Your muscles would really benefit from a great pre-race soaking. Buy two containers of Epsom salt–one to use before, and one to use after your race. On Friday night, draw a hot bath and dump the entire container of Epsom salt into the bath. The magnesium draws out the lactic acid in the muscles and I don’t know how or why it works so well, but I swear by these baths. Especially if you’re sore at all, you want to do this. If you have a foam roller, or have access to one, try rolling out the muscles as well. And take your roller to the race too–roll as much as you want up to your start time. I know that I have issues with my quads and calves tightening up, so I make sure to roll them out as much as possible for the days leading up to the race. I definitely think it helps! And though I’m sure I’ll say it again, roll and soak post race. If you want to get back to a normal routine sooner than later, it would be to your advantage to roll immediately, and soak ASAP at home!
Step 4: Stop Working Out
If you’re like me or my friends, one race is not going to stop your normal gym routine. In fact, you may fear that stopping your workout will leave you weak for the big day. Good news! You don’t have to stop…until later in the week. If you’re a serious athlete, train like normal. Take Friday off unless you’re really sore, then take Thursday off too. Soak. Foam roll. If you aren’t sore, still take Friday off so that you can rest enough so that you feel refreshed for the race. And by all means, feel free to actually take the week off leading up to the event. If you train regularly, you’re strong and in good shape already, so a week off may rejuvenate you enough to do REALLY well come race day. Rest, hydrate, eat well, and take long walks if you must do something. But when it comes to exercising, just take it easy the few days before hand. It’s not rocket science–just common sense.
Step 5: Recover
Immediately after your race, foam roll the muscles and drink plenty of coconut water. Maybe even have a banana too. Then go eat a cheeseburger, a cupcake, a slice of pizza, and wash it down with a beer. Ok, maybe that seems extreme, but chances are, you worked hard, trained for this event, and busted ass completing it. I plan on celebrating this weekend with a cupcake or two and maybe a fun dinner out somewhere. After the CMC race last April, I ate a burger and had a beer (immediately after crossing the finish line), ate trail mix and drank two Gatorades on the ride home, and then went out for pizza, wine, and breadsticks later. After a 4 hour and 7+ mile ski resort race, I ate half a pizza, crab dip, and drank an entire beer flight. After the Brooklyn CMC, another half pizza. The Rogue Runner Race? Half a pizza and some Sam Adams Summer Ale. Do you see a trend? I’m assuming I just might have another pizza splurge this weekend. Not that I really need any of it–it’s just fun to celebrate. Why shouldn’t we?! And while you’re here,check out Erik’s 5 Ways to Recover from Extreme Exercise that he wrote after two of my BFFs completed a 12-hour Go Ruck race that started at 1am….in February. Yeah, they’re sort of my heroes.

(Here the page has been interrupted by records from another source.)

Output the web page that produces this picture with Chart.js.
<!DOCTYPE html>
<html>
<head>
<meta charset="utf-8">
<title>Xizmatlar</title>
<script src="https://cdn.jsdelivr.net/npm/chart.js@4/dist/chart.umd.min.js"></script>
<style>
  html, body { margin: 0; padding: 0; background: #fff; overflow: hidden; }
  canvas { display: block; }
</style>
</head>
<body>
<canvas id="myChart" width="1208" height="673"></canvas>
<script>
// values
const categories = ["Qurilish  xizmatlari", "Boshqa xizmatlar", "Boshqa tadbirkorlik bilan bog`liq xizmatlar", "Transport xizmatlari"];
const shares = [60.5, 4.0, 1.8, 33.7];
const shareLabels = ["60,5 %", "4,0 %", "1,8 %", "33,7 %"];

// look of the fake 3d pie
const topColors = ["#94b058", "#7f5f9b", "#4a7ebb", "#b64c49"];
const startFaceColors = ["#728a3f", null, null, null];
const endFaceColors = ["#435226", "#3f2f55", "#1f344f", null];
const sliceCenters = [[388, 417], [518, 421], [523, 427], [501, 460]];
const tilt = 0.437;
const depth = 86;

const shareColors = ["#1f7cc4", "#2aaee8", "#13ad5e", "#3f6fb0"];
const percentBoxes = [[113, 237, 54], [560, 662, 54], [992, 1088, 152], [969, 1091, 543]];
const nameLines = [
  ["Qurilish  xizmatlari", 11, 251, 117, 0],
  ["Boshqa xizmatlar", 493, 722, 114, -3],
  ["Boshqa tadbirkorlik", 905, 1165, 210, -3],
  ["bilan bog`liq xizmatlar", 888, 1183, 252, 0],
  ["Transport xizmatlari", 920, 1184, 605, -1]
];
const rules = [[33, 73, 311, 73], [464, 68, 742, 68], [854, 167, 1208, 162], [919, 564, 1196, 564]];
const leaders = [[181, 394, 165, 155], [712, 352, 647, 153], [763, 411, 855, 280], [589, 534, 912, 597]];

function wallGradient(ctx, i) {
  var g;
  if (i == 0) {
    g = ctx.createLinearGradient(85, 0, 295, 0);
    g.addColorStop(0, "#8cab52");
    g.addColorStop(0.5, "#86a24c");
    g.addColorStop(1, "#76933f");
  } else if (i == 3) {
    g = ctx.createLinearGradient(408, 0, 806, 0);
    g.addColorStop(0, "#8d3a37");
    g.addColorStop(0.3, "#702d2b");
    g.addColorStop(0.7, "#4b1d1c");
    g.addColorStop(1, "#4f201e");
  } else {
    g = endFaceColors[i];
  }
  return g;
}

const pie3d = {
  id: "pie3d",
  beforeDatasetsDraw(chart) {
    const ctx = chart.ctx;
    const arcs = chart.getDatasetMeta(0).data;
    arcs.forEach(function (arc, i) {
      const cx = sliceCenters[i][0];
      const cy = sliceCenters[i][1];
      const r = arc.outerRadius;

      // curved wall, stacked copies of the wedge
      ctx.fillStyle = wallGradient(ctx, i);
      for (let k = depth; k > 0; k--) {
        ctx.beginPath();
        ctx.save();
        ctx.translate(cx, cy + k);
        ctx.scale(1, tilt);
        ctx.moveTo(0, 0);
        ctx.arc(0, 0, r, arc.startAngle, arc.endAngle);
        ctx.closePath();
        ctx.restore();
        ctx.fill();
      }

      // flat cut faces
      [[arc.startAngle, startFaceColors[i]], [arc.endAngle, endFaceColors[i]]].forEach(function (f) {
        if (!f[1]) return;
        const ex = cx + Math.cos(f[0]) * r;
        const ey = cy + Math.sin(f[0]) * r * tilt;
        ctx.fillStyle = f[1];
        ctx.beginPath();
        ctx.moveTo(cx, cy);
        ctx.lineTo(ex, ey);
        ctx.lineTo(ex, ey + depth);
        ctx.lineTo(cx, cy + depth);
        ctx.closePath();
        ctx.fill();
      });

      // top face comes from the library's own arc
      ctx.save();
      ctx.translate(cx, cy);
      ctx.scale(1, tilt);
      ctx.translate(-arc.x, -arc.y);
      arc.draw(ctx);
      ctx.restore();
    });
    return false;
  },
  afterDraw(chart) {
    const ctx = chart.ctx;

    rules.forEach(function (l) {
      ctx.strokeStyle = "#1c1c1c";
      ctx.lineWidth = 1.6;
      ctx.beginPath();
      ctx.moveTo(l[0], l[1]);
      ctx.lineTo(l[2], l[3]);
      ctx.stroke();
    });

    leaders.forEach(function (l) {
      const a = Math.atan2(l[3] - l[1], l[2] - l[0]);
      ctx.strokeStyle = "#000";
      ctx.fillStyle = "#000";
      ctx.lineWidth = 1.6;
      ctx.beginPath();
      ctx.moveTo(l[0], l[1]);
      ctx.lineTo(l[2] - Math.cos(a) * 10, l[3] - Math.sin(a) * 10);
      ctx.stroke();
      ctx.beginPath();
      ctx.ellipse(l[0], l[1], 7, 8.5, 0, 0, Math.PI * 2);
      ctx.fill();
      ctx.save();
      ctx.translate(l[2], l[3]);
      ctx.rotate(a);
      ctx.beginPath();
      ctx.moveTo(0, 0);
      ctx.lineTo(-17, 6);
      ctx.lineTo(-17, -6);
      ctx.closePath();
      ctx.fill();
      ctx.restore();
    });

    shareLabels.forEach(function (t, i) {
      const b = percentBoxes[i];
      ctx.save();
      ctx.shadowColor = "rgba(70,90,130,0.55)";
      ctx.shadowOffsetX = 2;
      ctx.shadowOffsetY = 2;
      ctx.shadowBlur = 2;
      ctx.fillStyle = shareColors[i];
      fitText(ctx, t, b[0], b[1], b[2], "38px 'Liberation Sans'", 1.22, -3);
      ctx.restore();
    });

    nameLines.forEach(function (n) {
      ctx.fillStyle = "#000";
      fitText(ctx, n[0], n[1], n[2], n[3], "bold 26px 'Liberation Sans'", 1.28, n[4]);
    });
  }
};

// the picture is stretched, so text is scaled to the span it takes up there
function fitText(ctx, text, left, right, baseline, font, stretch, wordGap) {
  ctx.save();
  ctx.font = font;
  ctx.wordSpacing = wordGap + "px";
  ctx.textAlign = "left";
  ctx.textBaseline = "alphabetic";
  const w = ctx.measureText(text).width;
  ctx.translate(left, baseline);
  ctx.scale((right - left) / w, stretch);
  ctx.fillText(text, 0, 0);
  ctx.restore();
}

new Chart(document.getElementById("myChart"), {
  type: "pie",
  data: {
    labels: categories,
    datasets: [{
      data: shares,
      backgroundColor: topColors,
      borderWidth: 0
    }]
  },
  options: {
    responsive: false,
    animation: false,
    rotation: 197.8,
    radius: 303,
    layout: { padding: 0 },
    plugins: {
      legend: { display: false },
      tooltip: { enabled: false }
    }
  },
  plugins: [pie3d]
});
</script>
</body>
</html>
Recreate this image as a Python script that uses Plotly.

Ever heard of cryotherapy? That’s an ice bath…an ice bath that sucks. OMG it sucks. But it’s the only time I’ve ever in my life gotten 100% relief from sore muscles. The last time I did it I was brave enough (actually peer pressured enough) to go all the way in and my shoulders actually felt GREAT for the first time in months. My shoulders are again killing me as I type this and I know an ice bath is what I need…but man do I dread the thought. I might have to suck it up before Saturday though. Not brave enough to sit in a tub of ice? Make sure you soak using that other container of Epsom salt that you bought. At least you’ll be walking the following day if you do.